Saturday, January 5, 2013

Book Review: Dangerous Calling by Paul David Tripp


Dangerous Calling: Confronting the Unique Challenges of Pastoral Ministry by Paul David Tripp made a number of top-10 lists last year.  I have read several of his other books and they have been excellent.  One, Instruments in the Redeemer’s Hands, is among the five best books I’ve ever read.  After reading Dangerous Calling it is easy to see why so many people included it on their 2012 lists.  It is that good. 

Dangerous Calling is written primarily to pastors and those who either live with or lead ministry among them.  It is meant to warn and encourage pastors of the hazards of their profession.  It is a topic of which Tripp knows well, from his own experience in pastoral ministry and his current work, which includes consulting with churches and pastors on ministry leadership.   

He divides the book into three parts.  The first addresses the culture in which pastors are formed and live.  This includes a critique of the weaknesses of many seminaries in the formation of pastoral identity and the pitfalls awaiting these new pastors as they move into their congregations. 

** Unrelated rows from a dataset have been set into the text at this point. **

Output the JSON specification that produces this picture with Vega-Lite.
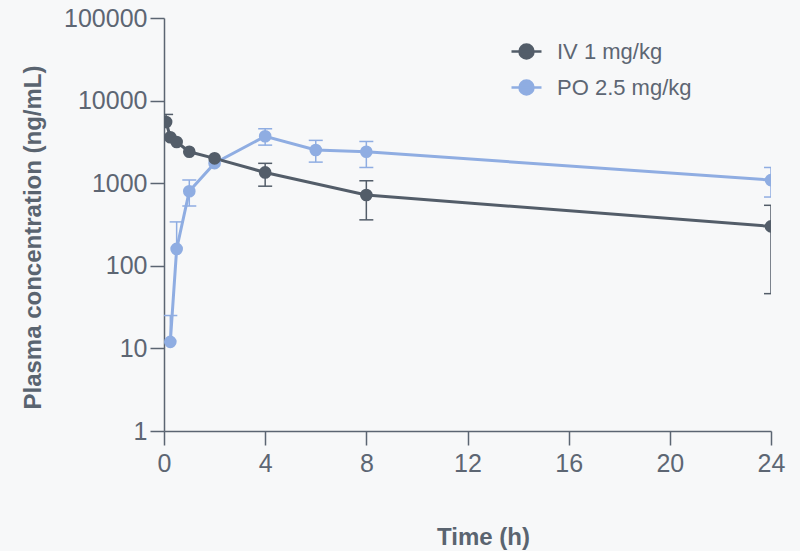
{
  "$schema": "https://vega.github.io/schema/vega-lite/v6.json",
  "width": 607,
  "height": 413,
  "autosize": {"type": "none"},
  "padding": {"left": 164, "top": 18, "right": 29, "bottom": 120},
  "background": "#f7f8f9",
  "config": {"view": {"stroke": null}, "font": "Liberation Sans"},
  "data": {
    "values": [
      {"group": "PO 2.5 mg/kg", "time": 0.25, "mean": 12, "lo": 12, "hi": 25},
      {"group": "PO 2.5 mg/kg", "time": 0.5, "mean": 160, "lo": 160, "hi": 340},
      {"group": "PO 2.5 mg/kg", "time": 1, "mean": 800, "lo": 530, "hi": 1090},
      {"group": "PO 2.5 mg/kg", "time": 2, "mean": 1750, "lo": 1750, "hi": 1750},
      {"group": "PO 2.5 mg/kg", "time": 4, "mean": 3700, "lo": 2890, "hi": 4560},
      {"group": "PO 2.5 mg/kg", "time": 6, "mean": 2520, "lo": 1800, "hi": 3300},
      {"group": "PO 2.5 mg/kg", "time": 8, "mean": 2400, "lo": 1550, "hi": 3200},
      {"group": "PO 2.5 mg/kg", "time": 24, "mean": 1090, "lo": 680, "hi": 1550},
      {"group": "IV 1 mg/kg", "time": 0.083, "mean": 5500, "lo": 5500, "hi": 6800},
      {"group": "IV 1 mg/kg", "time": 0.25, "mean": 3600, "lo": 3600, "hi": 3600},
      {"group": "IV 1 mg/kg", "time": 0.5, "mean": 3150, "lo": 3150, "hi": 3150},
      {"group": "IV 1 mg/kg", "time": 1, "mean": 2400, "lo": 2400, "hi": 2400},
      {"group": "IV 1 mg/kg", "time": 2, "mean": 2000, "lo": 2000, "hi": 2000},
      {"group": "IV 1 mg/kg", "time": 4, "mean": 1350, "lo": 920, "hi": 1740},
      {"group": "IV 1 mg/kg", "time": 8, "mean": 720, "lo": 360, "hi": 1070},
      {"group": "IV 1 mg/kg", "time": 24, "mean": 300, "lo": 46, "hi": 540}
    ]
  },
  "encoding": {
    "x": {
      "field": "time",
      "type": "quantitative",
      "scale": {"domain": [0, 24], "nice": false, "zero": false},
      "axis": {
        "values": [0, 4, 8, 12, 16, 20, 24],
        "grid": false,
        "labelFlush": false,
        "title": "Time (h)",
        "titleFontSize": 24,
        "titleFontWeight": "bold",
        "titleColor": "#5a6470",
        "titleX": 319,
        "titleY": 106,
        "titleBaseline": "middle",
        "labelFontSize": 25,
        "labelColor": "#5d6673",
        "labelPadding": 6,
        "tickSize": 14,
        "tickWidth": 1.5,
        "tickColor": "#5b6572",
        "domainColor": "#5b6572",
        "domainWidth": 1.5
      }
    },
    "color": {
      "field": "group",
      "type": "nominal",
      "scale": {"domain": ["IV 1 mg/kg", "PO 2.5 mg/kg"], "range": ["#535d69", "#8fade2"]},
      "legend": {
        "title": null,
        "orient": "none",
        "legendX": 346,
        "legendY": 17,
        "padding": 0,
        "symbolType": "M-1,0H1M-0.467,0A0.467,0.467,0,1,0,0.467,0A0.467,0.467,0,1,0,-0.467,0Z",
        "symbolSize": 900,
        "symbolStrokeWidth": 2.5,
        "labelFontSize": 22,
        "labelColor": "#5d6673",
        "labelOffset": 14,
        "rowPadding": 7,
        "encode": {
          "symbols": {
            "update": {
              "fill": {"scale": "color", "field": "value"},
              "stroke": {"scale": "color", "field": "value"},
              "opacity": {"value": 1},
              "fillOpacity": {"value": 1}
            }
          }
        }
      }
    }
  },
  "layer": [
    {
      "mark": {"type": "rule", "strokeWidth": 1.5, "clip": true},
      "encoding": {
        "y": {
          "field": "hi",
          "type": "quantitative",
          "scale": {"type": "log", "domain": [1, 100000], "nice": false},
          "title": "Plasma concentration (ng/mL)",
          "axis": {
            "values": [1, 10, 100, 1000, 10000, 100000],
            "format": "d",
            "grid": false,
            "labelFlush": false,
            "titleFontSize": 24,
            "titleFontWeight": "bold",
            "titleColor": "#5a6470",
            "titleAngle": -90,
            "titleX": -131,
            "titleY": 219,
            "titleAlign": "center",
            "titleBaseline": "middle",
            "labelFontSize": 25,
            "labelColor": "#5d6673",
            "labelPadding": 3,
            "tickSize": 14,
            "tickWidth": 1.5,
            "tickColor": "#5b6572",
            "domainColor": "#5b6572",
            "domainWidth": 1.5
          }
        },
        "y2": {"field": "lo"}
      }
    },
    {
      "transform": [{"filter": "datum.hi > datum.mean"}],
      "mark": {"type": "tick", "orient": "horizontal", "size": 14, "thickness": 1.5, "opacity": 1, "clip": true},
      "encoding": {
        "y": {"field": "hi", "type": "quantitative", "scale": {"type": "log", "domain": [1, 100000], "nice": false}, "title": "Plasma concentration (ng/mL)"}
      }
    },
    {
      "transform": [{"filter": "datum.lo < datum.mean"}],
      "mark": {"type": "tick", "orient": "horizontal", "size": 14, "thickness": 1.5, "opacity": 1, "clip": true},
      "encoding": {
        "y": {"field": "lo", "type": "quantitative", "scale": {"type": "log", "domain": [1, 100000], "nice": false}, "title": "Plasma concentration (ng/mL)"}
      }
    },
    {
      "mark": {"type": "line", "strokeWidth": 3, "clip": true},
      "encoding": {
        "y": {"field": "mean", "type": "quantitative", "scale": {"type": "log", "domain": [1, 100000], "nice": false}, "title": "Plasma concentration (ng/mL)"}
      }
    },
    {
      "mark": {"type": "point", "filled": true, "size": 160, "opacity": 1, "clip": true},
      "encoding": {
        "y": {"field": "mean", "type": "quantitative", "scale": {"type": "log", "domain": [1, 100000], "nice": false}, "title": "Plasma concentration (ng/mL)"}
      }
    }
  ]
}
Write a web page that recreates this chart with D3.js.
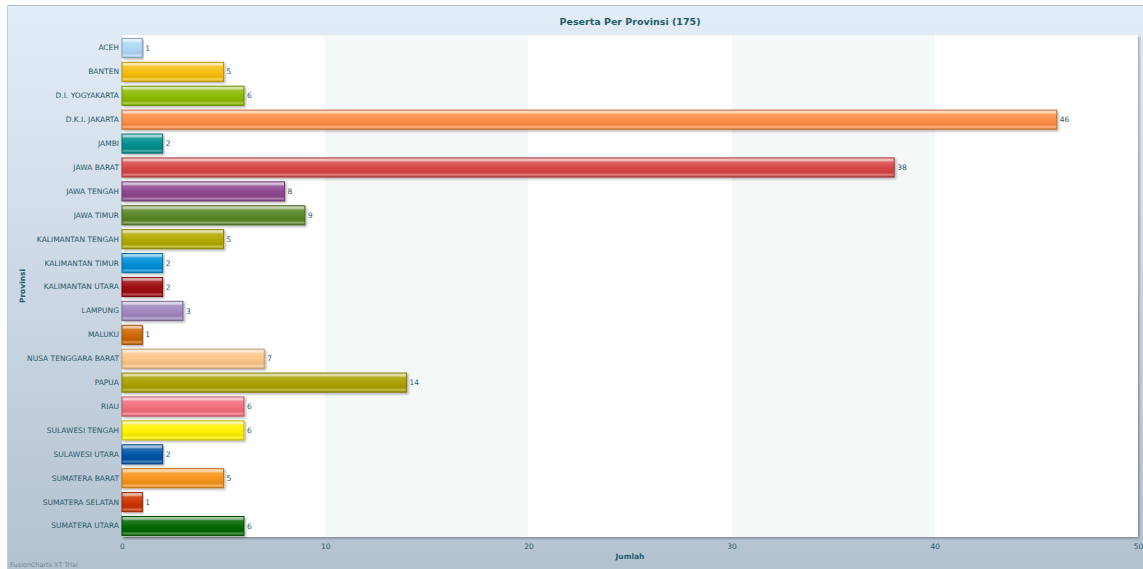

Parts Two and Three are the Danger of Losing Your Awe (Forgetting Who God Is), and The Danger of Arrival (Forgetting Who You Are).  In these two parts of the book Tripp gets to the heart of the dangers of pastoral ministry, dangers that all too often result in someone who is called to ministry becoming someone who is just doing a job rather than in living in service to the Lord God Almighty.  He shows how easy it is for a pastor to slide in either the direction of living as if God is not God, or living as if the pastor is functionally God.    

Tripp is no ministry idealist, with the mistaken belief that every pastor is capable of always ministering perfectly.  Much like the central thesis of Instruments in the Redeemer’s Hands, that imperfect and broken people are active in the healing of imperfect and broken people, he knows that while all Christians are being shaped in the image of Christ they will never fully achieve that image in this life.  Time-and-again he uses examples from his own ministry and the churches and pastors he has consulted among to show that all pastors are just like the people in their congregations, equally in need of hearing anew the same Gospel they are preaching.

In his closing thoughts Tripp writes this:  “It is in the moments of hardship when what God is doing doesn't make any sense that it is all the more important to preach to ourselves the gospel of his unshakable, unrelenting, ever-present care. He is actively caring for you and me even in those moments when we don't understand his care and can't figure out what he is doing." (217)

Pastoral ministry is dangerous work, strewn with hazards that can adversely affect the pastor, their family and the congregation.  In Dangerous Calling Tripp has written an excellent book to help pastors stay on track in the places where God has called them to serve, for the sake of God’s kingdom and the magnification of God’s glory.